3、两层双向LSTM的堆叠，主要用于在cnn输出的基础上提取时间信息，代码如下：

    @staticmethod
    def bilstm_layer(bilstm_input=None, num_units=None):
        # first bi-lstm cell
        with tf.variable_scope('1st-bi-lstm-layer', reuse=tf.AUTO_REUSE):
            cell_fw_1 = tf.nn.rnn_cell.LSTMCell(num_units=num_units[0], state_is_tuple=True)
            cell_bw_1 = tf.nn.rnn_cell.LSTMCell(num_units=num_units[0], state_is_tuple=True)
            outputs_1, states_1 = tf.nn.bidirectional_dynamic_rnn(cell_fw_1, cell_bw_1, inputs=bilstm_input,
                                                                  dtype=tf.float32)

        # second bi-lstm cell
        with tf.variable_scope('2nd-bi-lstm-layer', reuse=tf.AUTO_REUSE):
            # input_2 = tf.add(outputs_1[0], outputs_1[1])
            input_2 = tf.concat([outputs_1[0], outputs_1[1]], axis=2)
            cell_fw_2 = tf.nn.rnn_cell.LSTMCell(num_units=num_units[1], state_is_tuple=True)
            cell_bw_2 = tf.nn.rnn_cell.LSTMCell(num_units=num_units[1], state_is_tuple=True)
            outputs_2, states_2 = tf.nn.bidirectional_dynamic_rnn(cell_fw_2, cell_bw_2, inputs=input_2,
                                                                  dtype=tf.float32)

        # bilstm output
        with tf.variable_scope('bi-lstm-layer-output', reuse=tf.AUTO_REUSE):
            bilstm_out = tf.concat([states_2[0].h, states_2[1].h], axis=1)
        return bilstm_out

可以参考图c结合代码的实现理解，注意理解两个双向lstm层的拼接（关于该部分的实现也是根据论文原文实现的，如果有问题还请讨论交流）：

3.png

4、全连接层实现最终结果输出，这一部分的实现相对简单，主要对上一层最后在timestep输出的隐层特征作为输入得到最终的结果，代码如下所示：

    @staticmethod
    def fc_layer(fc_input=None, num_units=None, keep_prob=None):
        fc_input_ = tf.nn.dropout(fc_input, keep_prob=keep_prob)
        fc1 = tf.layers.dense(fc_input_, num_units[0], activation=tf.nn.relu,
                              kernel_initializer=tf.glorot_uniform_initializer())
        fc1_ = tf.nn.dropout(fc1, keep_prob=keep_prob)
        fc_out = tf.layers.dense(fc1_, num_units[1], activation=tf.nn.relu,
                                 kernel_initializer=tf.glorot_uniform_initializer())
        # fc_out = tf.layers.dense(fc_out, 1, activation=None, use_bias=False,
        #                          kernel_initializer=tf.glorot_normal_initializer())
        return fc_out

所有代码实现请参考本人git.

2.第二篇文章基本框架

4.png

论文主要内容：通过论文提出的模型实现对故障的诊断（分类回归都可以实现）
论文的框架主要分为四个部分：
1、原始数据（可以是多个传感器数据）通过滑窗提取时频域特征，假设传感器数目为m，窗口数目为k，每个传感器提取的特征数目为n，则原始数据提过特征提取后的输入为[-1, k, m*n]，其中-1表示batch数目。

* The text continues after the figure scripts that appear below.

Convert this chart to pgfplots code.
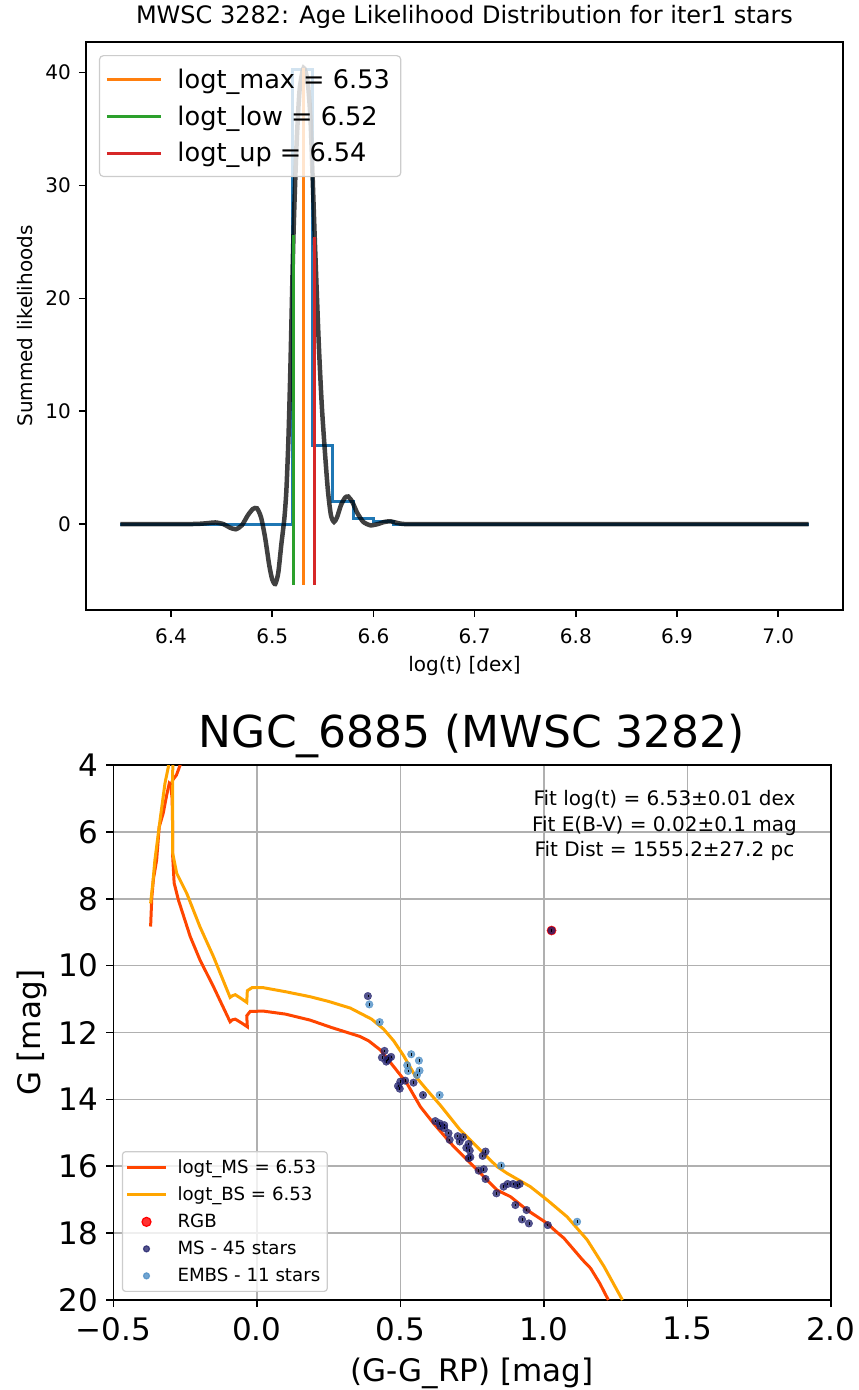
\documentclass[border=0pt]{standalone}
\usepackage{fontspec}
\setmainfont{DejaVu Sans}
\usepackage{pgfplots}
\usepackage{pgfplotstable}
\pgfplotsset{compat=1.18}
\definecolor{tabblue}{HTML}{1F77B4}
\definecolor{taborange}{HTML}{FF7F0E}
\definecolor{tabgreen}{HTML}{2CA02C}
\definecolor{tabred}{HTML}{D62728}
\definecolor{msiso}{HTML}{FF4500}
\definecolor{bsiso}{HTML}{FFA500}
\definecolor{msstar}{HTML}{24246E}
\definecolor{embsstar}{HTML}{4F8FC6}
\definecolor{gridgray}{HTML}{B0B0B0}
\definecolor{leggray}{HTML}{CCCCCC}
\pgfplotsset{dotleg/.style={legend image code/.code={\draw[##1, mark size=#1] plot coordinates {(19.5pt,0pt)};}}}

% ---------- top panel data ----------
\pgfplotstableread{
x y
6.350 0
6.400 0.0
6.425 0.02
6.435 0.08
6.444 0.15
6.452 0.0
6.458 -0.3
6.464 -0.45
6.470 -0.1
6.476 0.8
6.481 1.35
6.485 1.4
6.489 0.6
6.493 -1.2
6.497 -3.6
6.500 -4.9
6.503 -5.3
6.506 -4.3
6.509 -1.8
6.512 0.5
6.514 3.0
6.516 7.5
6.518 14.0
6.521 25.6
6.524 33.5
6.527 38.4
6.531 40.4
6.535 39.2
6.538 35.5
6.542 25.4
6.546 16.0
6.549 10.5
6.552 6.5
6.555 3.0
6.558 0.8
6.561 0.2
6.564 0.6
6.568 1.7
6.572 2.35
6.575 2.45
6.579 2.0
6.584 1.0
6.590 0.2
6.597 -0.1
6.604 0.0
6.611 0.2
6.617 0.25
6.624 0.1
6.635 0.0
6.700 0.0
7.030 0.0
}\blackcurve

\pgfplotstableread{
x y
6.35 0
6.52 0
6.52 40.3
6.54 40.3
6.54 7.0
6.56 7.0
6.56 2.05
6.58 2.05
6.58 0.48
6.60 0.48
6.60 0.2
6.62 0.2
6.62 0
7.03 0
}\histo

% ---------- bottom panel data ----------
\pgfplotstableread{
x y
1.225 20.0
1.195 19.5
1.163 19.05
1.135 18.8
1.105 18.5
1.07 18.15
1.04 17.93
1.012 17.71
0.942 17.31
0.884 16.91
0.837 16.71
0.756 16.01
0.686 15.41
0.616 14.72
0.570 14.22
0.523 13.52
0.477 13.02
0.430 12.52
0.390 12.25
0.360 12.12
0.26 11.85
0.186 11.63
0.10 11.45
0.023 11.36
-0.023 11.37
-0.035 11.5
-0.033 11.83
-0.052 11.72
-0.075 11.6
-0.085 11.62
-0.093 11.68
-0.151 10.63
-0.198 9.83
-0.232 9.13
-0.273 8.04
-0.288 7.53
-0.293 6.74
-0.293 6.03
-0.295 5.0
-0.300 4.6
-0.293 4.45
-0.280 4.3
-0.267 4.0
-0.255 3.5
}\msisoA

\pgfplotstableread{
x y
-0.370 8.83
-0.366 7.98
-0.360 7.4
-0.349 6.84
-0.340 5.85
-0.326 5.44
-0.314 4.9
-0.305 4.55
-0.300 4.6
}\msisoB

\pgfplotstableread{
x y
1.274 20.0
1.21 19.0
1.151 18.2
1.081 17.51
1.012 17.01
0.953 16.61
0.872 16.21
0.837 16.01
0.779 15.52
0.709 14.92
0.639 14.17
0.593 13.72
0.552 13.3
0.512 12.7
0.477 12.25
0.442 11.9
0.40 11.6
0.326 11.27
0.25 11.07
0.186 10.93
0.10 10.78
0.023 10.66
-0.017 10.66
-0.033 10.75
-0.035 11.1
-0.055 10.98
-0.075 10.87
-0.085 10.9
-0.093 10.95
-0.151 9.73
-0.198 8.84
-0.244 7.84
-0.279 7.24
-0.293 6.64
-0.293 5.05
-0.293 4.2
-0.291 3.5
}\bsisoA

\pgfplotstableread{
x y
-0.370 8.14
-0.362 7.5
-0.355 6.84
-0.337 5.64
-0.320 4.55
-0.308 4.05
-0.305 3.5
}\bsisoB

\pgfplotstableread{
x y
1.027 8.95
}\rgb

\pgfplotstableread{
x y
1.027 8.95
0.387 10.91
0.445 12.55
0.436 12.75
0.468 12.73
0.451 12.87
0.456 12.82
0.460 12.78
0.517 13.44
0.500 13.47
0.546 13.50
0.492 13.60
0.498 13.68
0.579 13.87
0.622 14.65
0.637 14.72
0.640 14.80
0.653 14.77
0.653 14.86
0.668 15.01
0.672 15.21
0.700 15.10
0.707 15.26
0.718 15.13
0.730 15.45
0.738 15.33
0.742 15.53
0.744 15.73
0.738 15.76
0.797 15.56
0.787 15.69
0.773 16.13
0.791 16.09
0.797 16.38
0.835 16.81
0.860 16.61
0.874 16.53
0.893 16.53
0.907 16.57
0.916 16.53
0.901 17.16
0.940 17.31
0.924 17.59
0.948 17.71
1.014 17.76
}\msstars

\pgfplotstableread{
x y
0.392 11.16
0.428 11.69
0.538 12.65
0.565 12.84
0.524 12.98
0.567 13.14
0.527 13.15
0.558 13.27
0.637 13.87
0.851 15.98
1.116 17.66
}\embsstars

\begin{document}
\begin{tikzpicture}
\useasboundingbox (0pt,0pt) rectangle (859pt,1390pt);

% ================= TOP PANEL =================
\begin{axis}[
  at={(86pt,780pt)}, anchor=south west,
  scale only axis, width=757pt, height=568pt,
  xmin=6.316, xmax=7.064, ymin=-7.6, ymax=42.7,
  axis line style={line width=1.6pt},
  tick align=outside, tick pos=left,
  major tick length=7pt,
  every tick/.style={black, line width=1.6pt},
  xtick={6.4,6.5,6.6,6.7,6.8,6.9,7.0},
  xticklabels={6.4,6.5,6.6,6.7,6.8,6.9,7.0},
  ytick={0,10,20,30,40},
  yticklabels={0,10,20,30,40},
  xticklabel style={font=\fontsize{20}{24}\selectfont, anchor=north, inner sep=0pt, yshift=-11pt},
  yticklabel style={font=\fontsize{20}{24}\selectfont, anchor=east, inner sep=0pt, xshift=-8pt},
  title={MWSC 3282: Age Likelihood Distribution for iter1 stars},
  title style={font=\fontsize{24}{28}\selectfont, at={(axis description cs:0.5,1.0211)}, anchor=base},
  xlabel={log(t) [dex]},
  xlabel style={font=\fontsize{20}{24}\selectfont, at={(axis description cs:0.5,-0.1086)}, anchor=base},
  ylabel={Summed likelihoods},
  ylabel style={font=\fontsize{20}{24}\selectfont, at={(axis description cs:-0.0713,0.5)}, anchor=base, rotate=0},
  legend cell align=left,
  legend style={at={(0.017,0.977)}, anchor=north west, draw=leggray, line width=1.2pt,
    fill=white, fill opacity=0.8, text opacity=1, draw opacity=1, rounded corners=4pt,
    font=\fontsize{25.6}{30}\selectfont, row sep=0pt, column sep=10pt, inner xsep=6pt, inner ysep=5pt,
    nodes={inner ysep=8pt, inner xsep=5pt}},
  legend image code/.code={\draw[#1, line width=3pt] (0pt,0pt) -- (54pt,0pt);},
]
\addplot[tabblue, line width=3pt, forget plot] table {\histo};
\addplot[black, opacity=0.75, line width=4.5pt, smooth, tension=0.4, forget plot] table {\blackcurve};
\addplot[taborange, line width=3pt] coordinates {(6.531,-5.35) (6.531,40.4)};
\addlegendentry{logt\_max = 6.53}
\addplot[tabgreen, line width=3pt] coordinates {(6.521,-5.35) (6.521,25.6)};
\addlegendentry{logt\_low = 6.52}
\addplot[tabred, line width=3pt] coordinates {(6.542,-5.35) (6.542,25.4)};
\addlegendentry{logt\_up = 6.54}
\end{axis}

% ================= BOTTOM PANEL =================
\begin{axis}[
  at={(113.3pt,90pt)}, anchor=south west,
  scale only axis, width=717.5pt, height=535pt,
  xmin=-0.5, xmax=2.0, ymin=4, ymax=20, y dir=reverse,
  axis line style={line width=1.6pt},
  tick align=outside, tick pos=left,
  major tick length=7pt,
  every tick/.style={black, line width=1.6pt},
  grid=major,
  major grid style={gridgray, line width=1.6pt},
  xtick={-0.5,0,0.5,1,1.5,2},
  xticklabels={−0.5,0.0,0.5,1.0,1.5,2.0},
  ytick={4,6,8,10,12,14,16,18,20},
  yticklabels={4,6,8,10,12,14,16,18,20},
  xticklabel style={font=\fontsize{31}{36}\selectfont, anchor=north, inner sep=0pt, yshift=-10pt},
  yticklabel style={font=\fontsize{31}{36}\selectfont, anchor=east, inner sep=0pt, xshift=-8pt},
  title={NGC\_6885 (MWSC 3282)},
  title style={font=\fontsize{44}{50}\selectfont, at={(axis description cs:0.5,1.0224)}, anchor=base},
  xlabel={(G-G\_RP) [mag]},
  xlabel style={font=\fontsize{31}{36}\selectfont, at={(axis description cs:0.5,-0.1527)}, anchor=base},
  ylabel={G [mag]},
  ylabel style={font=\fontsize{31}{36}\selectfont, at={(axis description cs:-0.1017,0.5)}, anchor=base, rotate=0},
  legend cell align=left,
  legend style={at={(0.012,0.015)}, anchor=south west, draw=leggray, line width=1.2pt,
    fill=white, fill opacity=0.8, text opacity=1, draw opacity=1, rounded corners=3pt,
    font=\fontsize{18.2}{22}\selectfont, row sep=0pt, column sep=6pt, inner xsep=3pt, inner ysep=2pt,
    nodes={inner ysep=6pt, inner xsep=4pt}},
  legend image code/.code={\draw[#1, line width=3pt] (0pt,0pt) -- (39pt,0pt);},
]
\addplot[msiso, line width=3pt] table {\msisoA};
\addlegendentry{logt\_MS = 6.53}
\addplot[bsiso, line width=3pt] table {\bsisoA};
\addlegendentry{logt\_BS = 6.53}
\addplot[msiso, line width=3pt, forget plot] table {\msisoB};
\addplot[bsiso, line width=3pt, forget plot] table {\bsisoB};
\addplot[only marks, mark=*, mark size=4.6pt, color=red, fill=red, dotleg=4.5pt] table {\rgb};
\addlegendentry{RGB}
\addplot[only marks, mark=*, mark size=3.8pt, color=msstar, fill=msstar, opacity=0.78, dotleg=3pt] table {\msstars};
\addlegendentry{MS - 45 stars}
\addplot[only marks, mark=*, mark size=3.8pt, color=embsstar, fill=embsstar, opacity=0.8, dotleg=3pt] table {\embsstars};
\addlegendentry{EMBS - 11 stars}
\addplot[only marks, mark=|, mark size=1.3pt, black, line width=0.7pt, forget plot] table {\msstars};
\addplot[only marks, mark=|, mark size=1.3pt, black, line width=0.7pt, forget plot] table {\embsstars};
\node[anchor=north east, align=center, font=\fontsize{20}{25.5}\selectfont, inner sep=0pt]
  at (rel axis cs:0.953,0.953) {Fit log(t) = 6.53±0.01 dex\\Fit E(B-V) = 0.02±0.1 mag\\Fit Dist = 1555.2±27.2 pc};
\end{axis}
\end{tikzpicture}
\end{document}
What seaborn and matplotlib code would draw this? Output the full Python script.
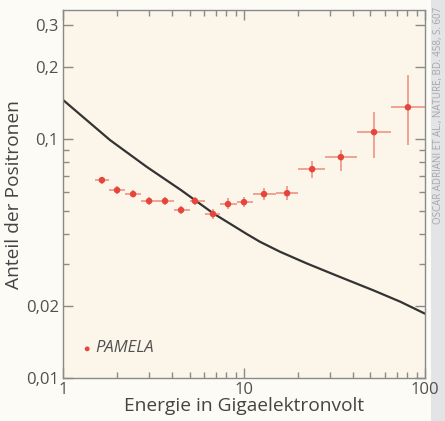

（这与论文1中提到的是一样的，而且可以从下图中看出来），这一部分的内容同样需要读者自己实现。
2、双向GRU实现时间特征提取，这一部分也相对简单，代码如下：

    @staticmethod
    def bigru_layer(bilstm_input=None, num_units=None):
        cell_fw = tf.nn.rnn_cell.GRUCell(num_units=num_units, name='fw')
        cell_bw = tf.nn.rnn_cell.GRUCell(num_units=num_units, name='bw')
        outputs, states = tf.nn.bidirectional_dynamic_rnn(cell_fw, cell_bw, inputs=bilstm_input, dtype=tf.float32)
        bigru_out = tf.concat([states[0], states[1]], axis=1)
        return bigru_out

3、权重平均化部分，这一部分主要通过fc实现，但是需要先对输入到gru的数据进行处理，参考原文公式和代码，由于原文公式较长，该部分只粘贴代码，其主要思想是实现不同窗口在同一个time step上做类似指数的平均，参考代码如下：

    @staticmethod
    def get_weight_average_layer(weight_average_input=None):
        _arr_weight_average_input = np.array(weight_average_input)
        _, T, _ = _arr_weight_average_input.shape
        _arr = []
        for ck in _arr_weight_average_input:    # every batch
            qk = np.array([np.exp(np.min([k - 1, T - k])) for k in range(1, T+1)])
            sigma_qk = np.sum(qk, dtype=np.float32)
            wk = np.array([qj * 1.0 / sigma_qk for qj in qk])
            c = np.array([wk[k]*ck[k] for k in range(T)]).sum(axis=0)
            _arr.append(c)
        return np.array(_arr)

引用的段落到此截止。